- Citizenship: Cherokee Nation and American
- Education: Central State University, Institute of American Indian Arts
- Known for: ceramics, public art
- Notable work: The Passage (2003)
- Style: Southeastern Woodlands
- Children: Demos Glass
- Awards: Cherokee National Treasure (2009), Red Earth Honored One (2012)
- Patrons: First Americans Museum
- Website: bdglassstudio.com

= Bill Glass Jr. =

Cherokee Nation artist

Bill Glass Jr. is a Cherokee Nation ceramic artist, sculptor, and public artist, who was named a Cherokee National Treasure in 2009.

== Background and education ==
Glass was born in Tahlequah, Oklahoma, and spent his childhood there and in Arizona. The Native art Glass saw while living in Arizona instilled a love of native culture and art in him.

He attended Central State University in Edmond, Oklahoma in 1973, where he decided to major in computer science. Glass took several art classes during his first year at Central State University under the direction of T.C. Cannon (Kiowa/Caddo, 1946–1978) and Sherman Chaddlesone (Kiowa, 1947–2013), who had both studied at the Institute of American Indian Arts (IAIA) in Santa Fe, New Mexico. Glass transferred to IAIA in 1973, where he worked under renowned Chiricahua Apache sculptor Allan Houser (1914–1994). While there, the faculty encouraged him to research his Cherokee heritage.

== Early career ==
After graduating from IAIA, Glass returned to Oklahoma to work for the Cherokee Nation as an art program coordinator. He worked there for several years in the late 1970s. During this time, Glass coordinated arts and crafts workshops for the Cherokee Nation, occasionally attended schools to share art with young students, and demonstrated art techniques.

== Art career ==
After working as art coordinator for several years, Glass turned to his own art full time in 1977. Glass uses Georgia clay, which allows him to fire at higher temperatures than locally sourced clays. Higher glazing temperatures then allow for a wider range of glazing colors. His work is inspired by the art of the Southeastern Woodlands people during the Mississippian era. During this era, Willard Stone (1916–1985) and Cecil Dick (Cherokee Nation, 1915–1992) served as Glass' mentors.

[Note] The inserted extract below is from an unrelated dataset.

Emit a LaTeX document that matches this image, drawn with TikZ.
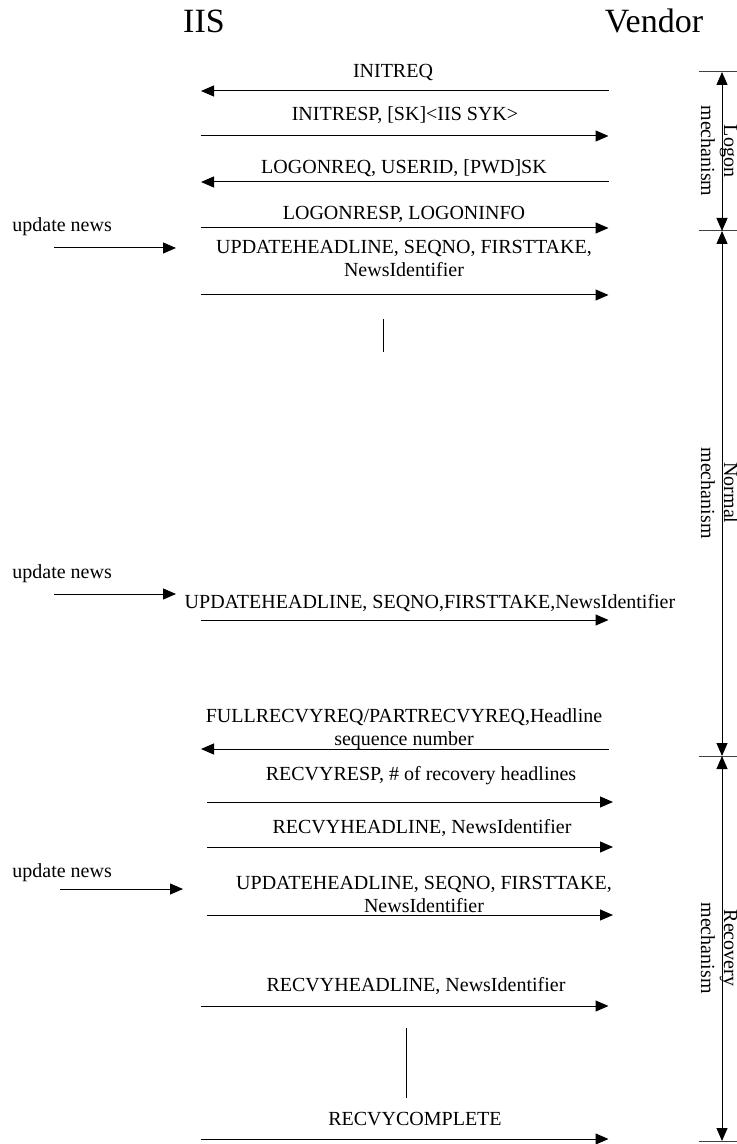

Glass exhibited nationally and garnered awards at the Santa Fe Indian Market, Heard Museum Guild Fair, Philbrook Indian Annual, Tulsa Indian Art Festival, Cherokee Art Market, and Artesian Arts Festival.

Bill Glass is the father of artist Demos Glass, and in the early millennium the father-son team began to build public sculptures together. The two share a large studio where they can craft their public pieces. The two convened Team Gadugi, an intertribal group of artists to create the public sculptural installation, The Passage (2003) about the Trail of Tears in Chattanooga, Tennessee. Father and son also sculpted Touched to Above for the First Americans Museum in Oklahoma City, Oklahoma.

Glass led a team of artists to create Origins, an installation at the Cherokee National History Museum in downtown Tahlequah, that depicts Cherokee oral history of an ancient migration.

== Awards and honors ==
The Five Civilized Tribes Museum in Muskogee, Oklahoma, named Glass a Master Artist in 1986. In 2009, the Cherokee Nation named Glass as a Cherokee National Treasure. The Red Earth Festival named him their Honored One in 2012. The Tulsa Indian Art Festival named him their Honored Elder Artist in 2015.

== Arts advocacy ==
Glass was a founding member of the Cherokee Artists Association that expanded to become the Southeastern Indian Artists Association, a Tahlequah-based nonprofit organization.

== Personal ==
As of 2007, Glass lived near Locust Grove, Oklahoma.